For comparison: Chicago Marathon, the most famous flat marathon in the country, has approximately 260 feet of total elevation gain. The Glass City Marathon has less than half of that. One runner who'd finished both said Toledo "felt way flatter to me" than Chicago, which is a remarkable statement about a race in a city most runners have never heard of.
The course runs through residential neighborhoods (Ottawa Hills, Sylvania), through the Wildwood Metropark system on paved trails, and along a straight rail trail for the final stretch. At no point on the course would a reasonable person describe any section as a "hill." There are one or two very subtle grade changes that some runners notice and most don't. The surface alternates between paved roads and asphalt bike trail, both smooth and well-maintained.

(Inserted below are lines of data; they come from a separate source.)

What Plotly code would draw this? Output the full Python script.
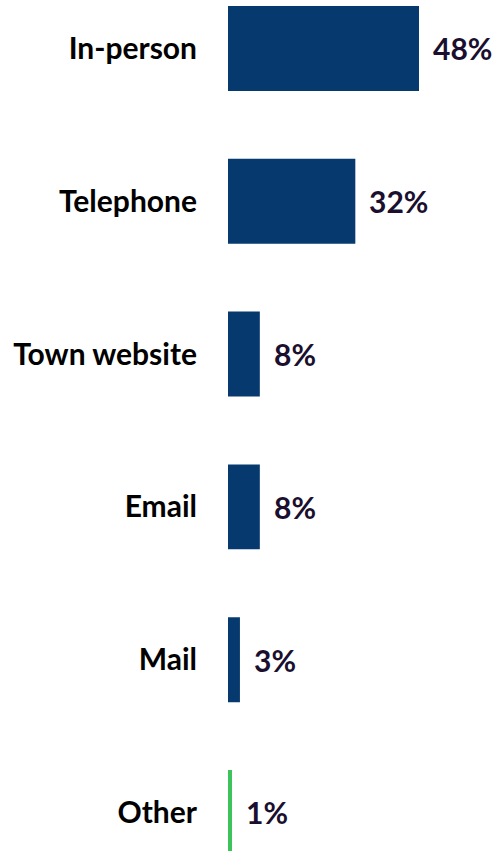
import plotly.graph_objects as go

# Contact methods and share of respondents (%)
categories = ["In-person", "Telephone", "Town website", "Email", "Mail", "Other"]
shares = [48, 32, 8, 8, 3, 1]
bar_colors = ["#063a6e", "#063a6e", "#063a6e", "#063a6e", "#063a6e", "#3cc35c"]

label_font = dict(family="Lato", size=30, color="#000000")
value_font = dict(family="Lato", size=30, color="#1a0f2e")

fig = go.Figure(
    go.Bar(
        x=shares,
        y=categories,
        orientation="h",
        marker=dict(color=bar_colors, line=dict(width=0)),
        width=0.556,
        hoverinfo="skip",
    )
)

# Percentage labels just past the end of each bar
for cat, val in zip(categories, shares):
    fig.add_annotation(
        x=val, y=cat, text=f"<b>{val}%</b>", showarrow=False,
        xanchor="left", yanchor="middle", xshift=12, font=value_font,
    )

fig.update_layout(
    width=495, height=851,
    margin=dict(l=228, r=0, t=0, b=0),
    paper_bgcolor="white", plot_bgcolor="white",
    showlegend=False,
    xaxis=dict(range=[0, 67.1], visible=False, fixedrange=True),
    yaxis=dict(
        type="category",
        categoryorder="array", categoryarray=categories,
        range=[5.252, -0.317],
        showgrid=False, zeroline=False, showline=False, ticks="",
        tickfont=label_font, ticklabelstandoff=30,
        tickvals=categories, ticktext=[f"<b>{c}</b>" for c in categories],
    ),
)

fig.write_html("out.html")
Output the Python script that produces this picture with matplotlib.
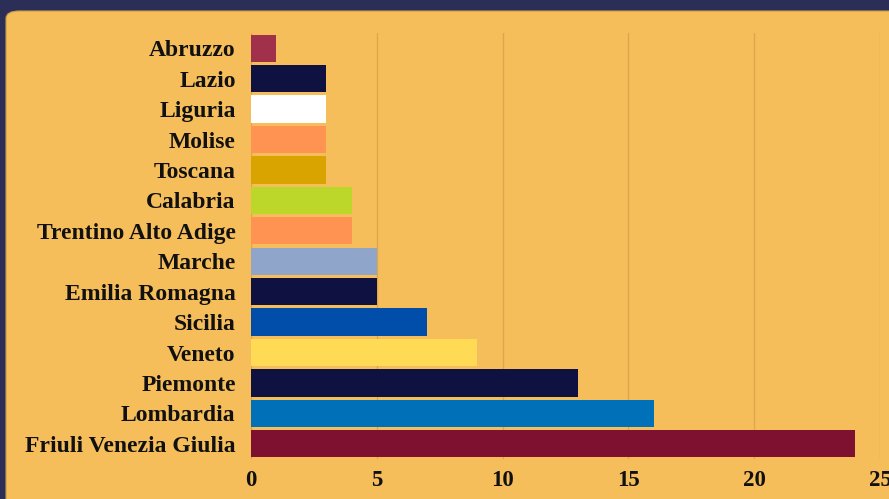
import matplotlib
matplotlib.use("Agg")
from matplotlib import pyplot as plt
from matplotlib.patches import FancyBboxPatch

regions = ["Abruzzo", "Lazio", "Liguria", "Molise", "Toscana", "Calabria",
           "Trentino Alto Adige", "Marche", "Emilia Romagna", "Sicilia",
           "Veneto", "Piemonte", "Lombardia", "Friuli Venezia Giulia"]
counts = [1, 3, 3, 3, 3, 4, 4, 5, 5, 7, 9, 13, 16, 24]
colors = ["#A1304A", "#0F1140", "#FFFFFF", "#FF9352", "#D9A300", "#BDD62A",
          "#FF9352", "#90A5CA", "#0F1140", "#004DAA", "#FFDA55", "#0F1140",
          "#0070B8", "#7E1030"]
xticks = [0, 5, 10, 15, 20, 25]

BG = "#2B2F58"
PANEL = "#F6BE5B"

fig = plt.figure(figsize=(8.89, 4.99), dpi=100)
fig.patch.set_facecolor(BG)

# rounded panel behind the chart
panel = FancyBboxPatch((6 / 889, -0.05), 1.2, 1 - 11 / 499 + 0.05,
                       boxstyle="round,pad=0,rounding_size=0.015",
                       transform=fig.transFigure, facecolor=PANEL,
                       edgecolor="#C99A48", linewidth=0.8, zorder=-1)
fig.add_artist(panel)

ax = fig.add_axes([251 / 889, 1 - 459 / 499, 629 / 889, 426 / 499])
ax.set_facecolor("none")

ypos = list(range(len(regions)))
ax.barh(ypos, counts, height=0.9, color=colors, zorder=2)

ax.set_xlim(0, 25)
ax.set_ylim(len(regions) - 0.5, -0.5)
ax.set_xticks(xticks)
ax.set_yticks(ypos)
ax.set_yticklabels(regions)

ax.grid(axis="x", color="#DDA64A", linewidth=1.0, zorder=1)
ax.set_axisbelow(True)
for s in ax.spines.values():
    s.set_visible(False)
ax.tick_params(length=0)
ax.tick_params(axis="y", pad=11)
ax.tick_params(axis="x", pad=8)

for lbl in ax.get_yticklabels():
    lbl.set_fontfamily("Liberation Serif")
    lbl.set_fontweight("bold")
    lbl.set_fontsize(17)
    lbl.set_color("#111111")
    lbl.set_va("center_baseline")
for lbl in ax.get_xticklabels():
    lbl.set_fontfamily("Liberation Serif")
    lbl.set_fontweight("bold")
    lbl.set_fontsize(16.5)
    lbl.set_color("#111111")

fig.savefig("out.png", dpi=100, facecolor=BG)
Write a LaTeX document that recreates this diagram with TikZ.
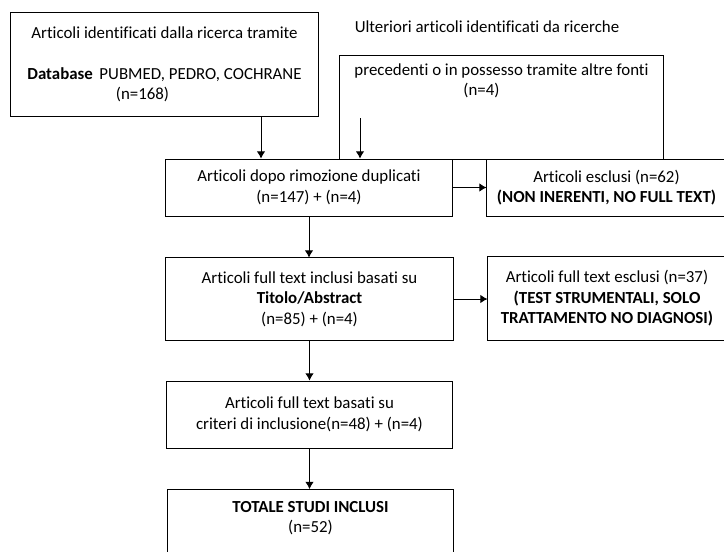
\documentclass[tikz,border=0pt]{standalone}
\usepackage{fontspec}
\setmainfont{Carlito}[Ligatures=NoCommon]
\usetikzlibrary{arrows.meta,positioning}

\tikzset{
  box/.style={draw, line width=0.7pt, fill=white, align=center, inner sep=0pt},
  note/.style={align=center, inner sep=0pt},
  arr/.style={-{Latex[length=5pt,width=6pt]}, line width=0.7pt}
}

\begin{document}
\begin{tikzpicture}[x=0.025cm, y=-0.025cm, font=\fontsize{12}{14.6}\selectfont]
    \useasboundingbox (0,0) rectangle (724,552);
    \clip (0,0) rectangle (724,552);

    \node[box, minimum width=7.675cm, minimum height=2.575cm] (db) at (164.5,64.5)
        {Articoli identificati dalla ricerca tramite\\[14.6pt]
         \textbf{Database}\, PUBMED, PEDRO, COCHRANE\\ (n=168)\hspace*{1.1cm}\null};
    \node[note, anchor=base] (ult) at (487,32) {Ulteriori articoli identificati da ricerche};
    \node[draw, line width=0.7pt, minimum width=8.075cm, minimum height=2.575cm] (prec) at (501.5,107.5) {};
    \node[note, below=5.5pt of prec.north] (precnote)
        {precedenti o in possesso tramite altre fonti\\ (n=4)\hspace*{1cm}\null};

    \node[box, minimum width=7.15cm, minimum height=1.425cm] (dupl) at (309,187.5)
        {Articoli dopo rimozione duplicati\\ (n=147) + (n=4)};
    \node[box, minimum width=5.975cm, minimum height=1.425cm] (escl) at (606.5,187.5)
        {Articoli esclusi (n=62)\\ \textbf{(NON INERENTI, NO FULL TEXT)}};
    \node[box, minimum width=7.175cm, minimum height=2.05cm] (titolo) at (309.5,299)
        {Articoli full text inclusi basati su\\ \textbf{Titolo/Abstract}\\ (n=85) + (n=4)};
    \node[box, minimum width=5.95cm, minimum height=2.075cm] (ftescl) at (607,298.5)
        {Articoli full text esclusi (n=37)\\ \textbf{(TEST STRUMENTALI, SOLO}\\ \textbf{TRATTAMENTO NO DIAGNOSI)}};
    \node[box, minimum width=7.125cm, minimum height=1.675cm] (crit) at (309.5,414.5)
        {Articoli full text basati su\\ criteri di inclusione(n=48) + (n=4)};
    \node[box, minimum width=7.125cm, minimum height=2.5cm, anchor=north] (tot) at (310.5,489) {};
    \node[note, below=8.5pt of tot.north] (totnote) {\textbf{TOTALE STUDI INCLUSI}\\ (n=52)};

    % helpers for the two inflow arrows
    \coordinate (dbx) at (261,0);
    \coordinate (precstart) at (360,118);

    \draw[arr] (db.south -| dbx) -- (dupl.north -| dbx);
    \draw[arr] (precstart) -- (dupl.north -| precstart);
    \draw[arr] (dupl) -- (escl);
    \draw[arr] (titolo.east) -- (titolo.east -| ftescl.west);
    \draw[arr] (dupl.south) -- (dupl.south |- titolo.north);
    \draw[arr] (titolo.south) -- (titolo.south |- crit.north);
    \draw[arr] (crit.south) -- (crit.south |- tot.north);
\end{tikzpicture}
\end{document}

For BQ-chasers, this profile means your pacing math is simple. There are no terrain-driven adjustments to make. Your even-effort pace is your even-split pace. You don't need to budget extra seconds for hills or plan to make up time on descents. The course takes terrain out of the equation entirely and lets your fitness determine your finish time.
The one caveat: flat doesn't mean easy on tired legs. After 20 miles, even a perfectly flat surface feels like resistance. And the rail trail in the final miles, while dead flat, is psychologically demanding because there are no visual breaks or spectator energy to distract from the effort. Flat eliminates terrain as an excuse. It doesn't eliminate the marathon.